Из прошлого взяли псевдоним для пробных игр – сборная Москвы. Эта сборная провела по две товарищеские встречи на родине с хорошо знакомыми спарринг-партнерами – сборными Болгарии и Польши.
Имя Василия Соколова в истории тренерского цеха отмечено меньшим пиететом, чем имена Аркадьева, Якушина, Качалина, Маслова и тех, кто пришел им на смену. Но Соколов – очень известный левый защитник, многолетний капитан московского «Спартака», игрок с довоенным стажем – выступал почти до сорока лет и очень органично перешел на тренерскую работу.
И привел команду к победам в двух чемпионатах подряд.

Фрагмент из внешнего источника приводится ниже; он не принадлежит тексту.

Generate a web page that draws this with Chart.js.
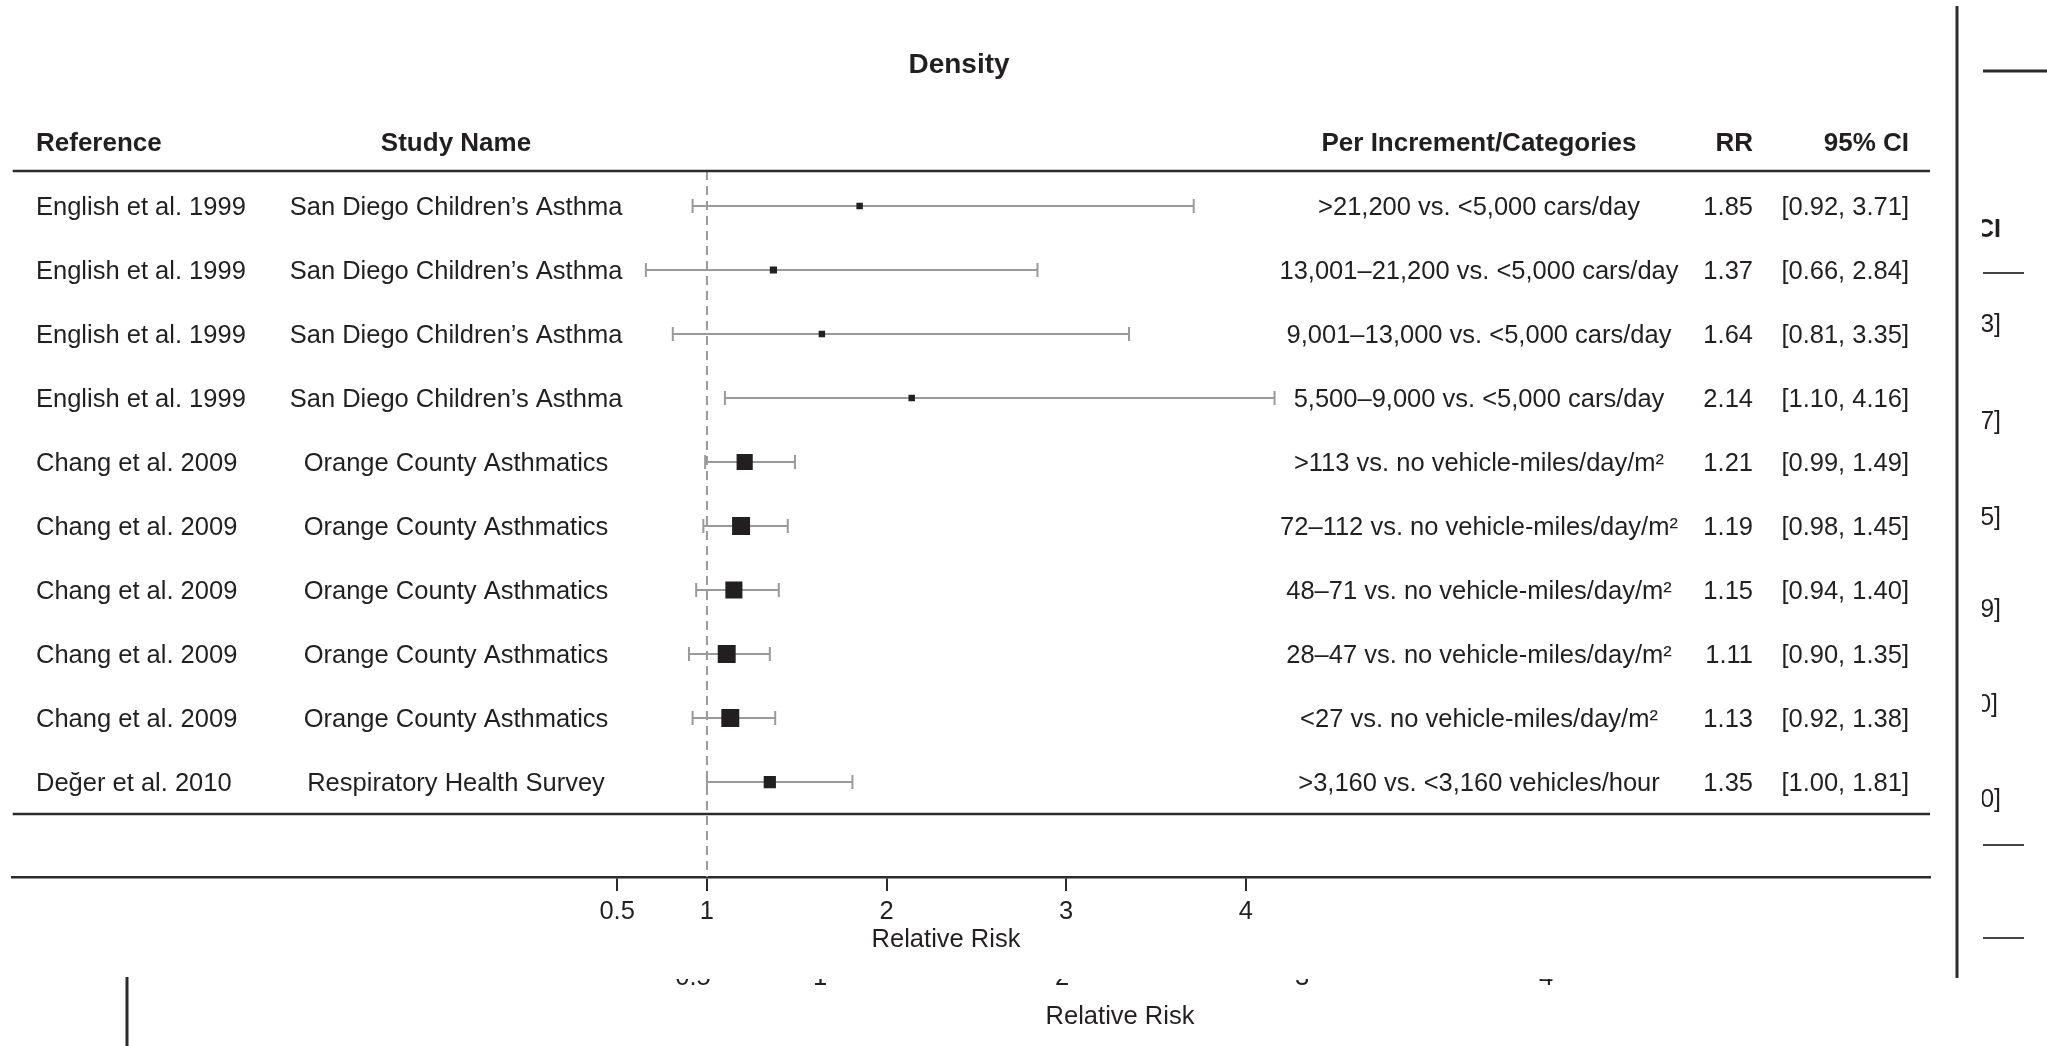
<!DOCTYPE html>
<html>
<head>
<meta charset="utf-8">
<script src="https://cdn.jsdelivr.net/npm/chart.js@4.4.0/dist/chart.umd.min.js"></script>
<style>
  html, body { margin: 0; padding: 0; background: #fff; }
  #wrap { width: 2047px; height: 1046px; }
</style>
</head>
<body>
<div id="wrap"><canvas id="forest" width="2047" height="1046"></canvas></div>
<script>
// rows, top to bottom
const references = [
  "English et al. 1999", "English et al. 1999", "English et al. 1999", "English et al. 1999",
  "Chang et al. 2009", "Chang et al. 2009", "Chang et al. 2009", "Chang et al. 2009", "Chang et al. 2009",
  "Değer et al. 2010"
];
const studies = [
  "San Diego Children’s Asthma", "San Diego Children’s Asthma", "San Diego Children’s Asthma", "San Diego Children’s Asthma",
  "Orange County Asthmatics", "Orange County Asthmatics", "Orange County Asthmatics", "Orange County Asthmatics", "Orange County Asthmatics",
  "Respiratory Health Survey"
];
const increments = [
  ">21,200 vs. <5,000 cars/day",
  "13,001–21,200 vs. <5,000 cars/day",
  "9,001–13,000 vs. <5,000 cars/day",
  "5,500–9,000 vs. <5,000 cars/day",
  ">113 vs. no vehicle-miles/day/m²",
  "72–112 vs. no vehicle-miles/day/m²",
  "48–71 vs. no vehicle-miles/day/m²",
  "28–47 vs. no vehicle-miles/day/m²",
  "<27 vs. no vehicle-miles/day/m²",
  ">3,160 vs. <3,160 vehicles/hour"
];
const rr     = [1.85, 1.37, 1.64, 2.14, 1.21, 1.19, 1.15, 1.11, 1.13, 1.35];
const ciLow  = [0.92, 0.66, 0.81, 1.10, 0.99, 0.98, 0.94, 0.90, 0.92, 1.00];
const ciHigh = [3.71, 2.84, 3.35, 4.16, 1.49, 1.45, 1.40, 1.35, 1.38, 1.81];
// relative study weight (box size)
const weights = [0.36, 0.4, 0.36, 0.36, 0.9, 1.0, 0.95, 1.0, 1.0, 0.68];

const headers = ["Reference", "Study Name", "Per Increment/Categories", "RR", "95% CI"];
const axisTicks = [0.5, 1, 2, 3, 4];
const chartTitle = "Density";
const axisTitle = "Relative Risk";

// bits of a second figure peeking out on the right / bottom
const ghostCi = ["3]", "7]", "5]", "9]", "0]", "0]"];
const ghostTicks = ["0.5", "1", "2", "3", "4"];

const FONT = "'Liberation Sans', Arial, Helvetica, sans-serif";
const INK = "#231f20";
const GREY = "#9a9a9a";

const ciSets = rr.map((v, i) => ({
  data: [{ x: ciLow[i], y: i }, { x: ciHigh[i], y: i }],
  showLine: true,
  borderColor: GREY,
  borderWidth: 2.2,
  pointStyle: "line",
  rotation: 90,
  pointRadius: 7,
  pointBorderColor: GREY,
  pointBorderWidth: 2,
  order: 2
}));

const estimates = {
  data: rr.map((v, i) => ({ x: v, y: i })),
  pointStyle: "rect",
  pointRadius: weights.map(w => w * 12.7),
  pointBackgroundColor: INK,
  pointBorderWidth: 0,
  order: 1
};

const forestTable = {
  id: "forestTable",
  beforeDatasetsDraw(chart) {
    const { ctx, chartArea: a, scales: { x, y } } = chart;
    ctx.save();
    // line of no effect
    const x1 = x.getPixelForValue(1);
    ctx.strokeStyle = GREY;
    ctx.lineWidth = 2;
    ctx.setLineDash([9, 6]);
    ctx.beginPath();
    ctx.moveTo(x1, a.top);
    ctx.lineTo(x1, a.bottom);
    ctx.stroke();
    ctx.setLineDash([]);
    // header / footer rules
    ctx.strokeStyle = "#2b2b2b";
    ctx.lineWidth = 2.5;
    [a.top, y.getPixelForValue(rr.length - 0.5)].forEach(py => {
      ctx.beginPath();
      ctx.moveTo(a.left, py);
      ctx.lineTo(a.right, py);
      ctx.stroke();
    });
    ctx.restore();
  },
  afterDraw(chart) {
    const { ctx, scales: { y } } = chart;
    ctx.save();
    ctx.fillStyle = INK;
    ctx.textBaseline = "middle";

    ctx.font = "bold 28px " + FONT;
    ctx.textAlign = "center";
    ctx.fillText(chartTitle, 959, 65);

    const cols = [
      { x: 36, align: "left" },
      { x: 456, align: "center" },
      { x: 1479, align: "center" },
      { x: 1753, align: "right" },
      { x: 1909, align: "right" }
    ];
    ctx.font = "bold 26px " + FONT;
    const hy = y.getPixelForValue(-1) + 2;
    headers.forEach((h, c) => {
      ctx.textAlign = cols[c].align;
      ctx.fillText(h, cols[c].x, hy);
    });

    ctx.font = "25.5px " + FONT;
    rr.forEach((v, i) => {
      const py = y.getPixelForValue(i) + 1.5;
      const cells = [references[i], studies[i], increments[i], v.toFixed(2),
        "[" + ciLow[i].toFixed(2) + ", " + ciHigh[i].toFixed(2) + "]"];
      cells.forEach((t, c) => {
        ctx.textAlign = cols[c].align;
        ctx.fillText(t, cols[c].x, py);
      });
    });

    ctx.textAlign = "center";
    ctx.fillText(axisTitle, 946, 940);

    // second figure showing behind
    ctx.strokeStyle = "#2b2b2b";
    ctx.lineWidth = 3;
    ctx.beginPath();
    ctx.moveTo(1957, 6); ctx.lineTo(1957, 978);
    ctx.moveTo(127, 977); ctx.lineTo(127, 1046);
    ctx.moveTo(1983, 71); ctx.lineTo(2047, 71);
    ctx.stroke();
    ctx.lineWidth = 2;
    ctx.strokeStyle = "#444";
    ctx.beginPath();
    [273, 845, 938].forEach(py => { ctx.moveTo(1983, py); ctx.lineTo(2024, py); });
    ctx.stroke();

    ctx.save();
    ctx.beginPath();
    ctx.rect(1982, 0, 65, 1046);
    ctx.clip();
    ctx.textAlign = "right";
    ctx.font = "bold 25px " + FONT;
    ctx.fillText("95% CI", 2001, 230);
    ctx.font = "25px " + FONT;
    [325, 422, 518, 610, 705, 800].forEach((py, i) => ctx.fillText(ghostCi[i], i === 4 ? 1998 : 2001, py));
    ctx.restore();

    ctx.save();
    ctx.beginPath();
    ctx.rect(0, 979, 2047, 67);
    ctx.clip();
    ctx.textAlign = "center";
    ctx.textBaseline = "alphabetic";
    [693, 820, 1062, 1302, 1546].forEach((px, i) => ctx.fillText(ghostTicks[i], px, 985));
    ctx.restore();
    ctx.textAlign = "center";
    ctx.fillText(axisTitle, 1120, 1017);

    ctx.restore();
  }
};

new Chart(document.getElementById("forest"), {
  type: "scatter",
  data: { datasets: [estimates, ...ciSets] },
  options: {
    responsive: false,
    animation: false,
    events: [],
    layout: { padding: { left: 12, right: 117, top: 171, bottom: 0 } },
    plugins: { legend: { display: false }, tooltip: { enabled: false } },
    scales: {
      x: {
        type: "linear",
        min: -2.865,
        max: 7.809,
        afterBuildTicks: scale => { scale.ticks = axisTicks.map(v => ({ value: v })); },
        afterFit: scale => { scale.height = 169; },
        border: { display: true, color: "#2b2b2b", width: 2.5 },
        grid: { drawOnChartArea: false, drawTicks: true, tickLength: 14, color: "#2b2b2b", lineWidth: 2 },
        ticks: {
          font: { family: FONT, size: 25.5 },
          color: INK,
          padding: 6,
          maxRotation: 0,
          autoSkip: false,
          callback: v => String(v)
        }
      },
      y: {
        type: "linear",
        display: false,
        reverse: true,
        min: -0.547,
        max: 10.484
      }
    }
  },
  plugins: [forestTable]
});
</script>
</body>
</html>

Если придираться к соколовским достижениям, можно заметить, что дали ему фору.
ЦДСА расформировали.
Бориса Андреевича Аркадьева отправили в «Локомотив», который надо было поднимать из руин.
Михаил Иосифович Якушин трудился в Тбилиси, в московском «Динамо» заправляли Виктор Дубинин и якушинский подшефный Михаил Семичастный, не задержавшийся на тренерском поприще.
В «Спартаке» сложилась наилучшая рабочая обстановка – старший товарищ продолжил сотрудничество с младшими, с теми, с кем вчера играл.
Иногда такой расклад становится непреодолимым препятствием в новых отношениях. Но Соколов-игрок был на четырнадцать лет старше Симоняна, на восемнадцать – Нетто, на девятнадцать – Ильина, остальные в дети ему годились: он для них и на поле был играющим тренером.
В помощь Соколову, назначенному руководить возрожденной сборной СССР, отрядили Якушина, возвращенного в Москву.
Это было спорным решением.
Якушин конечно же – и разве без оснований? – ставил свою квалификацию, опыт и вообще тренерский талант выше возможностей поставленного над ним Василия Николаевича.
Но на тот момент состав «Спартака» был посильнее.